◆ **GIVEN EXERCISE**
Below is a listing. Return the lines from the one that contains "Rebuild this chart" to the one that contains "let height = 596;", both ends included, verbatim and with no pictures.

(Charts and diagrams as code)
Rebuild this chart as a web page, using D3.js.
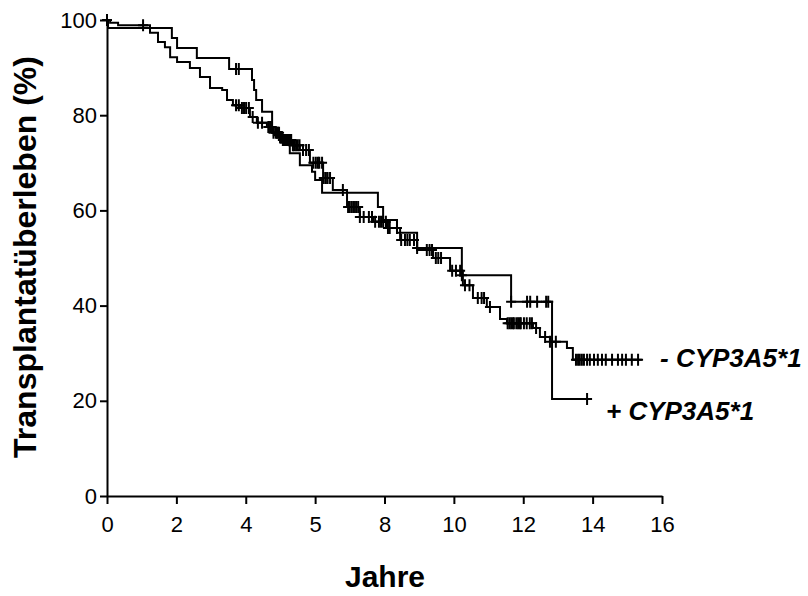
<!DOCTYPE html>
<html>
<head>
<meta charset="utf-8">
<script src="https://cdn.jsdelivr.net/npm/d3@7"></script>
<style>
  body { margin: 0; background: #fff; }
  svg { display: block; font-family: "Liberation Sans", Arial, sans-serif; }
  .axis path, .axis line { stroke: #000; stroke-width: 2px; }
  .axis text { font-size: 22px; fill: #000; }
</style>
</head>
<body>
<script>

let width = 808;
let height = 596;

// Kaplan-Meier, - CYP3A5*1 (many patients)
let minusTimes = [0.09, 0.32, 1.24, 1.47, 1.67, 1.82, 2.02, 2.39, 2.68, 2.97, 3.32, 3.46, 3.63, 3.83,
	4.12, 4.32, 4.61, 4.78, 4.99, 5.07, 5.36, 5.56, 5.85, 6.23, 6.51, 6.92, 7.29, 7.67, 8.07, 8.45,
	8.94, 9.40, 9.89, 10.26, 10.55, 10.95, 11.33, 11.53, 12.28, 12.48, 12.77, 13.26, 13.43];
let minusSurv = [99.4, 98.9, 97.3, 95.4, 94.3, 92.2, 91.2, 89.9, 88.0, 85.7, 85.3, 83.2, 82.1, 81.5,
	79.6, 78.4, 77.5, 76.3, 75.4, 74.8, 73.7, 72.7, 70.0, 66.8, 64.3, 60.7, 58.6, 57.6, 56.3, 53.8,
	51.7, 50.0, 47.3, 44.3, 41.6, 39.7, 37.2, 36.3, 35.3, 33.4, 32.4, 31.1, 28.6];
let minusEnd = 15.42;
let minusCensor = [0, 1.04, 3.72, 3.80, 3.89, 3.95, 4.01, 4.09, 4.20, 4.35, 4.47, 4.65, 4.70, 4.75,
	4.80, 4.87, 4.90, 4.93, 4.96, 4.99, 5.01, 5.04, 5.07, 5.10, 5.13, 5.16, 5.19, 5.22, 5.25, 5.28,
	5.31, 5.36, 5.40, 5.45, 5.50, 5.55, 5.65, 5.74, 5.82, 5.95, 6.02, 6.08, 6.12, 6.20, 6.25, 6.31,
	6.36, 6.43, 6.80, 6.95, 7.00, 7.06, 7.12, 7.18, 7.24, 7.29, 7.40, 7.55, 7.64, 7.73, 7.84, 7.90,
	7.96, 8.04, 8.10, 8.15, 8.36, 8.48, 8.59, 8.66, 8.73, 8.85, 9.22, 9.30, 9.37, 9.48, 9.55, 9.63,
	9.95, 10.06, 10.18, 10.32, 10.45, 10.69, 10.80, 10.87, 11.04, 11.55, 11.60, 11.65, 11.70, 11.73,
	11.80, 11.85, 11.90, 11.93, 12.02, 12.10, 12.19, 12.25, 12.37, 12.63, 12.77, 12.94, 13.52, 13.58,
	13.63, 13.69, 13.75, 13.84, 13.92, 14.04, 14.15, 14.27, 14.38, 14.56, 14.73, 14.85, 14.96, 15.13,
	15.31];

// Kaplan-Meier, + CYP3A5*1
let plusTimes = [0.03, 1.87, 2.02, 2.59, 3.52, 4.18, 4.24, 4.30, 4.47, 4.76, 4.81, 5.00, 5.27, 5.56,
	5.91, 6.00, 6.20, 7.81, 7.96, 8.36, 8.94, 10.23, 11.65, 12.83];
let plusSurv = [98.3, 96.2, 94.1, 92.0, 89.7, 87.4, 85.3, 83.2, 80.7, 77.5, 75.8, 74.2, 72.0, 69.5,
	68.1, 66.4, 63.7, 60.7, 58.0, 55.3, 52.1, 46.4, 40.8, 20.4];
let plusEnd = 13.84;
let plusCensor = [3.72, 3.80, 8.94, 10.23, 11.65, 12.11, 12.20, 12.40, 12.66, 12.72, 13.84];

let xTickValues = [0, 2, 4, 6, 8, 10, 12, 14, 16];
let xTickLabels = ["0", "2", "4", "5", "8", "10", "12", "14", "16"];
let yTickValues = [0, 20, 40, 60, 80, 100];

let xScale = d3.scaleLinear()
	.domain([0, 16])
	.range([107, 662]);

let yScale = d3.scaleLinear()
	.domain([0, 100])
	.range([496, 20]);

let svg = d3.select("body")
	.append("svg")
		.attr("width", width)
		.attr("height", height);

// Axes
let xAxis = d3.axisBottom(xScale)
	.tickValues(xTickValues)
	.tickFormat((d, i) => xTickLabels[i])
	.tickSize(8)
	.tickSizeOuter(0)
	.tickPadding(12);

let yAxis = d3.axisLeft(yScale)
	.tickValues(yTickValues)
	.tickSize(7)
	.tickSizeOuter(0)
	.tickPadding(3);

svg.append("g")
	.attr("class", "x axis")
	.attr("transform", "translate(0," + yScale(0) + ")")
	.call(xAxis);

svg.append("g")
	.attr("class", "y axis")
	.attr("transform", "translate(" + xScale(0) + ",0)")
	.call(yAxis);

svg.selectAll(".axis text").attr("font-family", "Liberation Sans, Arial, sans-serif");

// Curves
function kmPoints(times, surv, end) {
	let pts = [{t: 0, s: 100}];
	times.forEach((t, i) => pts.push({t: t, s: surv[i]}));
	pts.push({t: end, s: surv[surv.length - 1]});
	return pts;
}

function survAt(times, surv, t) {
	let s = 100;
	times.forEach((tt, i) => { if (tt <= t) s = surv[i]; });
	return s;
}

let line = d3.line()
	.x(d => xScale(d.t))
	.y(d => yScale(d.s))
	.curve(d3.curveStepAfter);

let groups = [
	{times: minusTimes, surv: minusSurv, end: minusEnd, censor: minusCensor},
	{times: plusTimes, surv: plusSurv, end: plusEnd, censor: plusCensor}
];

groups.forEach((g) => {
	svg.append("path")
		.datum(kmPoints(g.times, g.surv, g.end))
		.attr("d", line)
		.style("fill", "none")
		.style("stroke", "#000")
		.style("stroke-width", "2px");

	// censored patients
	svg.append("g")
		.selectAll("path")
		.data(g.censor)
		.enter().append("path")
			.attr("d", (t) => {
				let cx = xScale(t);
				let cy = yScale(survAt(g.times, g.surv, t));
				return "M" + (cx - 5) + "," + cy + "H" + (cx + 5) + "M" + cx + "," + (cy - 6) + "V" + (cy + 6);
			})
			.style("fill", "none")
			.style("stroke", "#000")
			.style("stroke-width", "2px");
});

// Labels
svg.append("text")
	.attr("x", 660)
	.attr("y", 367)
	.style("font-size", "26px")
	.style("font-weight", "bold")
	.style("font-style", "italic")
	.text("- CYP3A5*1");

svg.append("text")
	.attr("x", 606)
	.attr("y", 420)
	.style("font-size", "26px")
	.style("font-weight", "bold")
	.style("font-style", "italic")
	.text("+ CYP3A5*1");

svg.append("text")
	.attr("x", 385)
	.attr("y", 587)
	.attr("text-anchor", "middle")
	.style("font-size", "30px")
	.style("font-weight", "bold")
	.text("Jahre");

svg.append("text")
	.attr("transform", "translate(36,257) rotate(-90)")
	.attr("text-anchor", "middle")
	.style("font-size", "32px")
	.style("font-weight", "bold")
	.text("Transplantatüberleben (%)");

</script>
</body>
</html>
---
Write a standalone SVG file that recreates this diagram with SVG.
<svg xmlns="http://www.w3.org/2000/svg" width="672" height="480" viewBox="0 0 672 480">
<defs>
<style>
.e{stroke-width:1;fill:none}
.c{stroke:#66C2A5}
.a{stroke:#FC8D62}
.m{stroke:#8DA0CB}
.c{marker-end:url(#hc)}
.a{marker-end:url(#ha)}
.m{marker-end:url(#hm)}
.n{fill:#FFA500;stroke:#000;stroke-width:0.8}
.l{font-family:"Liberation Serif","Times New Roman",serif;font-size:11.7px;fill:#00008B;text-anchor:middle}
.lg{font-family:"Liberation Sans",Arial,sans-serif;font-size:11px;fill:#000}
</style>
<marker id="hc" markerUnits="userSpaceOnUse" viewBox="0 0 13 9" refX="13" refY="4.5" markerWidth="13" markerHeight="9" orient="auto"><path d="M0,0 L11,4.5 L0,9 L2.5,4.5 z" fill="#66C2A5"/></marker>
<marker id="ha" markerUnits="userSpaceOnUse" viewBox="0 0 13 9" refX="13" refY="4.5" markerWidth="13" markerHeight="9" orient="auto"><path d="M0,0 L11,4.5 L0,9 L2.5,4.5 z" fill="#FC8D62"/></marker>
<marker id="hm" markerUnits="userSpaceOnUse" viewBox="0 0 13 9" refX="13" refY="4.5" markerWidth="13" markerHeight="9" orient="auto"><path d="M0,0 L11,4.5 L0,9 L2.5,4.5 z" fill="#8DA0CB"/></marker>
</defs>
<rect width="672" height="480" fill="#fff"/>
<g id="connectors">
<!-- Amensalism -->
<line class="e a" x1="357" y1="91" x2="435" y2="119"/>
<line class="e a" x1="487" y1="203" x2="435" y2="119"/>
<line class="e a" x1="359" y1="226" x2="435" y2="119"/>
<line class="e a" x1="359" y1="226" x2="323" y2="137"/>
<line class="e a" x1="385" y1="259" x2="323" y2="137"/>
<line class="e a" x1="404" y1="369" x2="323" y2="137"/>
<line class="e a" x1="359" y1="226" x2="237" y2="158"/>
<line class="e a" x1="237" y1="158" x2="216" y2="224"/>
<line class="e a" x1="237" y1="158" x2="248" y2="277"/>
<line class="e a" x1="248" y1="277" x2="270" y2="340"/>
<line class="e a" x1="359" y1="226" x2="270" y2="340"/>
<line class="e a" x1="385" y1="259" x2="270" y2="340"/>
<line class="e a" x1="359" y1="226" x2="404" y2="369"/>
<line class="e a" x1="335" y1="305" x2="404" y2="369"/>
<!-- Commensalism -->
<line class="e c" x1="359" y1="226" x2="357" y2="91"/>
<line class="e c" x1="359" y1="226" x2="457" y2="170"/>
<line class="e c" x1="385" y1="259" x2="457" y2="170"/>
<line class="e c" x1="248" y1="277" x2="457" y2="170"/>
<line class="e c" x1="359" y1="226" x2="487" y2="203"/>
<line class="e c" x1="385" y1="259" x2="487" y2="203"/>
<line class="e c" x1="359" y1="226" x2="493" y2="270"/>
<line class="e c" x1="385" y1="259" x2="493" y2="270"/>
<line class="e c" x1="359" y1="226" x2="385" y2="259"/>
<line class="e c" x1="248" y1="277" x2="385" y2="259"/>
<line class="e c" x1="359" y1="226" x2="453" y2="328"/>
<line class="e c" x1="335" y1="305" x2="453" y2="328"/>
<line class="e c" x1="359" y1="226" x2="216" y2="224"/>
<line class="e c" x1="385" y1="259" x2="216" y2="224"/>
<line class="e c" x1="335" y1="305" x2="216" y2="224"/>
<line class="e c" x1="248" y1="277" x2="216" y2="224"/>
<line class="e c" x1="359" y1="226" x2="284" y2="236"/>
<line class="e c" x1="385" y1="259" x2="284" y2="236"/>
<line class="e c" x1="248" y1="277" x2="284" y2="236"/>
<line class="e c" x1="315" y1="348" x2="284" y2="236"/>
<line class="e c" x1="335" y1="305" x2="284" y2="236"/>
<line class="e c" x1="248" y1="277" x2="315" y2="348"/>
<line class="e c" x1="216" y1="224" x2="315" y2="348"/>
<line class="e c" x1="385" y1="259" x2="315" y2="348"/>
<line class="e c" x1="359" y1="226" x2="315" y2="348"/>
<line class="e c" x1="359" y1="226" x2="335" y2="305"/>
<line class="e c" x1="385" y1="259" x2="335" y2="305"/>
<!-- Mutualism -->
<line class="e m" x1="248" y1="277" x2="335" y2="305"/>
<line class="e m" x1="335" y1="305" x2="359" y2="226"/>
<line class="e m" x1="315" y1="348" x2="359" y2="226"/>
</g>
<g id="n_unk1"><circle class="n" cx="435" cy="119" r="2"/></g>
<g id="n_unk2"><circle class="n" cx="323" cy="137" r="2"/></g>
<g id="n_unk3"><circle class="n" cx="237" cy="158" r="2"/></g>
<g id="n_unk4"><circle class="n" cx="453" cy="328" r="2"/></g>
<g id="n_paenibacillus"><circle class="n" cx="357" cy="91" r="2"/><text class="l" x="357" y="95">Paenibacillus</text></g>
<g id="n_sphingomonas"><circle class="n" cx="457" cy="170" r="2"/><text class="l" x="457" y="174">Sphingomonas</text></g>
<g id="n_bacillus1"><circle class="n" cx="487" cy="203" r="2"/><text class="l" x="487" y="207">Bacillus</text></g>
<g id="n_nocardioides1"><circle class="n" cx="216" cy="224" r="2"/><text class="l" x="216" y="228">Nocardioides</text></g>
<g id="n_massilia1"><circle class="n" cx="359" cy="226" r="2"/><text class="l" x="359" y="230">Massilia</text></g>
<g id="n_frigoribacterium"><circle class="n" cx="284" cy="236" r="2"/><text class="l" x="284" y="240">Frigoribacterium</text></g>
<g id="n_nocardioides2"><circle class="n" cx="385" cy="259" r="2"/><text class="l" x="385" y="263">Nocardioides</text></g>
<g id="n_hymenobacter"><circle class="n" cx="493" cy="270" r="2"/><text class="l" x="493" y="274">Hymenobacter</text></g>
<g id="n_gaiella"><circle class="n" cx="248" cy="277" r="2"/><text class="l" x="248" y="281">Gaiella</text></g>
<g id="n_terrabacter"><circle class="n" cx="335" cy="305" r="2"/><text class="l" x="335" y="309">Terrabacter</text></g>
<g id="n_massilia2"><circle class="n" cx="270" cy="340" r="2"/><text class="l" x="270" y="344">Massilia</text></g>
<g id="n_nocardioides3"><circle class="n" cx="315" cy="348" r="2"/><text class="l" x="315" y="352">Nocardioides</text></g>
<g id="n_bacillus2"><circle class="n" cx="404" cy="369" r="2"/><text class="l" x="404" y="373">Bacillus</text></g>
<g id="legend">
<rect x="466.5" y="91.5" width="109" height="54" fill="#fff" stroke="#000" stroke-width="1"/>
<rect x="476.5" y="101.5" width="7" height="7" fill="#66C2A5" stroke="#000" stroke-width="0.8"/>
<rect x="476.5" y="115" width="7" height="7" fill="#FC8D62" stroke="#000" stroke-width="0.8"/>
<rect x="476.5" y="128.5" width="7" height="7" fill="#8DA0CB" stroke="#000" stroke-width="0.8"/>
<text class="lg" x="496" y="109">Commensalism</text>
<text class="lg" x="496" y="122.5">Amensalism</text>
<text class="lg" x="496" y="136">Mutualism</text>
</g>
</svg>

◆ **REPLY TO THE TASK**
Rebuild this chart as a web page, using D3.js.
<!DOCTYPE html>
<html>
<head>
<meta charset="utf-8">
<script src="https://cdn.jsdelivr.net/npm/d3@7"></script>
<style>
  body { margin: 0; background: #fff; }
  svg { display: block; font-family: "Liberation Sans", Arial, sans-serif; }
  .axis path, .axis line { stroke: #000; stroke-width: 2px; }
  .axis text { font-size: 22px; fill: #000; }
</style>
</head>
<body>
<script>

let width = 808;
let height = 596;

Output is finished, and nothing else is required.